At first I thought: he's wrong. The Nets Root Nation is the movement. Then I realized: no, it's not a movement. So far it's a personality cult. First the cult was focused on Howard Dean. Then it focused on Barack Obama.
Kuttner also said something that added considerable urgency to the idea of forming a social movement. He said:
One way or another there is going to be a social movement because so many people are hurting, and so many people are feeling correctly that Wall Street is getting too much and Main Street is getting too little, and if it's not a progressive social movement that articulates the frustration and the reform program, you know that the right wing is going to do it. And that I think is what ought to be scaring us silly.

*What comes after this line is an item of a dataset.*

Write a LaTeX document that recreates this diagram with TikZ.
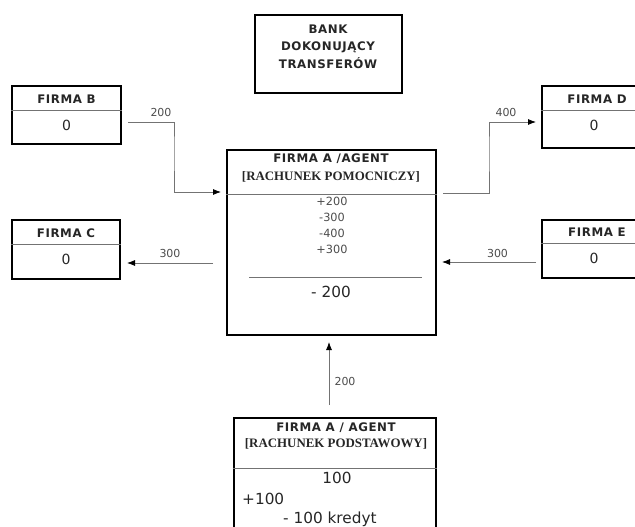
\documentclass[tikz,border=0pt]{standalone}
\usepackage{fontspec}
\setmainfont{DejaVu Sans}
\newfontfamily\headfont[LetterSpace=5]{DejaVu Sans}
\newfontfamily\acctfont{Liberation Serif}
\usetikzlibrary{arrows.meta}

\tikzset{
  box/.style={draw=black, line width=2.6pt, rectangle, inner sep=0pt},
  divider/.style={draw=black!55, line width=0.6pt},
  conn/.style={draw=black!55, line width=0.8pt,
    -{Latex[color=black, length=8pt, width=6pt]}},
  head/.style={font=\headfont\bfseries\fontsize{11.8}{13}\selectfont, text=black!85, inner sep=0pt},
  acct/.style={font=\acctfont\bfseries\fontsize{12.9}{14}\selectfont, text=black!85, inner sep=0pt},
  entry/.style={font=\fontsize{11.3}{13}\selectfont, text=black!70, inner sep=0pt},
  big/.style={font=\fontsize{15.3}{17}\selectfont, text=black!85, inner sep=0pt},
  zero/.style={font=\fontsize{14}{16}\selectfont, text=black!85, inner sep=0pt},
  lab/.style={font=\fontsize{11}{13}\selectfont, text=black!70, inner sep=0pt},
}

\begin{document}
\begin{tikzpicture}[x=1pt, y=-1pt]
\useasboundingbox (0,0) rectangle (635,527);
\clip (0,0) rectangle (635,527);

% bank
\node[box, minimum width=147pt, minimum height=78pt] (bank) at (328.5,54) {};
\node[head] (bank1) at (328,29) {BANK};
\node[head] (bank2) at (328,47) {DOKONUJĄCY};
\node[head] (bank3) at (328,63) {TRANSFERÓW};

% firma B
\node[box, minimum width=109pt, minimum height=58pt] (fb) at (66.5,115) {};
\draw[divider] (fb.west |- 0,110) -- (fb.east |- 0,110);
\node[head] (fbt) at (66.5,99) {FIRMA B};
\node[zero] (fbv) at (66.5,125) {0};

% firma C
\node[box, minimum width=108pt, minimum height=59pt] (fc) at (66,249.5) {};
\draw[divider] (fc.west |- 0,244) -- (fc.east |- 0,244);
\node[head] (fct) at (66,233) {FIRMA C};
\node[zero] (fcv) at (66,259) {0};

% firma D
\node[box, minimum width=109pt, minimum height=62pt] (fd) at (596.5,117) {};
\draw[divider] (fd.west |- 0,110) -- (fd.east |- 0,110);
\node[head] (fdt) at (597,99) {FIRMA D};
\node[zero] (fdv) at (594,125) {0};

% firma E
\node[box, minimum width=109pt, minimum height=58pt] (fe) at (596.5,249) {};
\draw[divider] (fe.west |- 0,243) -- (fe.east |- 0,243);
\node[head] (fet) at (597,232) {FIRMA E};
\node[zero] (fev) at (594,258) {0};

% firma A, auxiliary account
\node[box, minimum width=209pt, minimum height=185pt] (fa) at (331.5,242.5) {};
\draw[divider] (fa.west |- 0,194) -- (fa.east |- 0,194);
\node[head] (fat1) at (331,158.5) {FIRMA A /AGENT};
\node[acct] (fat2) at (331,177) {[RACHUNEK POMOCNICZY]};
\node[entry] (fa1) at (332,201) {+200};
\node[entry] (fa2) at (332,217) {-300};
\node[entry] (fa3) at (332,233) {-400};
\node[entry] (fa4) at (332,249) {+300};
\coordinate (sumL) at (249,277);
\coordinate (sumR) at (422,277);
\draw[divider] (sumL) -- (sumR);
\node[big] (fasum) at (331,292) {- 200};

% firma A, main account
\node[box, minimum width=202pt, minimum height=142pt] (fm) at (335,489) {};
\draw[divider] (fm.west |- 0,468) -- (fm.east |- 0,468);
\node[head] (fmt1) at (336,428) {FIRMA A / AGENT};
\node[acct] (fmt2) at (336,444) {[RACHUNEK PODSTAWOWY]};
\node[big] (fm1) at (337,478) {100};
\node[big, anchor=west] (fm2) at (242,499) {+100};
\node[big, anchor=west] (fm3) at (283,519) {- 100 kredyt};

% connector end points and bends
\coordinate (bOut) at (128,122);
\coordinate (bBend) at (174,150);
\coordinate (aInB) at (221,192);
\coordinate (aOutD) at (443,193);
\coordinate (dBend) at (489,150);
\coordinate (dIn) at (536,122);
\coordinate (aOutC) at (213,263);
\coordinate (cIn) at (127,263);
\coordinate (eOut) at (536,262);
\coordinate (aInE) at (442,262);
\coordinate (mOut) at (329,405);
\coordinate (aInM) at (329,342);

\draw[conn] (bOut) -| (bBend) |- (aInB);
\draw[conn] (aOutD) -| (dBend) |- (dIn);
\draw[conn] (aOutC) -- (cIn);
\draw[conn] (eOut) -- (aInE);
\draw[conn] (mOut) -- (aInM);

% amounts on connectors
\node[lab] (l1) at (161,112) {200};
\node[lab] (l2) at (506,112) {400};
\node[lab] (l3) at (170,253) {300};
\node[lab] (l4) at (497.5,253) {300};
\node[lab] (l5) at (345,381) {200};
\end{tikzpicture}
\end{document}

This may seem idiotic, but until he said that I hadn't even considered the possibility that there could be a right-wing "social movement." I had this idee fixe that right meant rich and elite. But Kuttner is absolutely correct: under the surface of the right-wing teabag birther froth is a riptide of disenchantment. We have known since "What Happened to Kansas?" that these voters are being peeled off from the old progressive farmer wing of the Democratic Party and signed up to the cultural values wing of the Republican Party.

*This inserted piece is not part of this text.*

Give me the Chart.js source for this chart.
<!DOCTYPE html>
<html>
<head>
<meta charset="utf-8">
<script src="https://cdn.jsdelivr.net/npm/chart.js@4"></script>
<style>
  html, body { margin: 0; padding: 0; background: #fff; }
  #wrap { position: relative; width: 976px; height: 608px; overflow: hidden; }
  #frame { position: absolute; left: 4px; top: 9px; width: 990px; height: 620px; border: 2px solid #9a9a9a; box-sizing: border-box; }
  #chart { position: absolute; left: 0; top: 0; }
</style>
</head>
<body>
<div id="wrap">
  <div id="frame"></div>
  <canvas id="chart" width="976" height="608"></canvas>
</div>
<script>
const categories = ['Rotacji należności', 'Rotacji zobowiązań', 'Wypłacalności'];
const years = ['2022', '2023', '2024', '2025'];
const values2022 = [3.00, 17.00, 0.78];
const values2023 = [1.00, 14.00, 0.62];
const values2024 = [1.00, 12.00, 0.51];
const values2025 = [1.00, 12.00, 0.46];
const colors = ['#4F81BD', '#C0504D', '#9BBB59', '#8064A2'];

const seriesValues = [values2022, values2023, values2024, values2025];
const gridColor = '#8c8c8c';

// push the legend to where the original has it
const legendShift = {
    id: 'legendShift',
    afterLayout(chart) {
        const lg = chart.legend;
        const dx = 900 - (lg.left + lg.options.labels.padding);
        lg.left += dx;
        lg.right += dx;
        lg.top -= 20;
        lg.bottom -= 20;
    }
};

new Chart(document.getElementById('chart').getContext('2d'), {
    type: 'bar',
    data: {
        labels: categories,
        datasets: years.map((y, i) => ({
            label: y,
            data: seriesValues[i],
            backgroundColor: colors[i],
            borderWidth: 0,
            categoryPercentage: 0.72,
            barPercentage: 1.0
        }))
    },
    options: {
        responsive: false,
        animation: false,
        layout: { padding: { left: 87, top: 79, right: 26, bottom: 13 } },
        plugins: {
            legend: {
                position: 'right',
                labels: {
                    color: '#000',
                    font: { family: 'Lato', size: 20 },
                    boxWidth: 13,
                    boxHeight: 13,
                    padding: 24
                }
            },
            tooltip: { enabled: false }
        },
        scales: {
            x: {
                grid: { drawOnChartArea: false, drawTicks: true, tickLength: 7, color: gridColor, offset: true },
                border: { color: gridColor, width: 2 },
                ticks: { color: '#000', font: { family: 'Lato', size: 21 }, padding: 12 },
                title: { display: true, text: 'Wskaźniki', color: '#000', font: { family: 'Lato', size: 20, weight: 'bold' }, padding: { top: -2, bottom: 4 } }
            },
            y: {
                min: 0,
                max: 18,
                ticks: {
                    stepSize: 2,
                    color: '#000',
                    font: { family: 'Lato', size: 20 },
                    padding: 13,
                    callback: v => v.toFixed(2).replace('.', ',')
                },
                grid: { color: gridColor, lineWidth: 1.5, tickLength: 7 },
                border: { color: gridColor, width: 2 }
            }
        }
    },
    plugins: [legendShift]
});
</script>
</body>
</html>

What issues are ripe for a social movement? One thing I have noticed over the past several years is that there are a handful of positions favored by the VAST MAJORITY of the American people but which are NOT EVEN CONSIDERED by Congress. These include: (1) single payer health insurance; (2) a return to usury rules, meaning a limit such as 12 - 15 percent on the amount of interest a bank (or anyone else) can charge to loan money; and (3) a return to a much more progressive taxation system with the idea being that this is what prevents the gap between rich and poor from getting out of control (between 1945 - 1964, the heyday of the American middle class, the average income tax rate on income over $250,000 was 90%).
If a social movement could focus on issues that command a GREAT MAJORITY (three-fifths or more) of support and that Congress won't even touch or consider, then maybe it could command support from across partisan lines.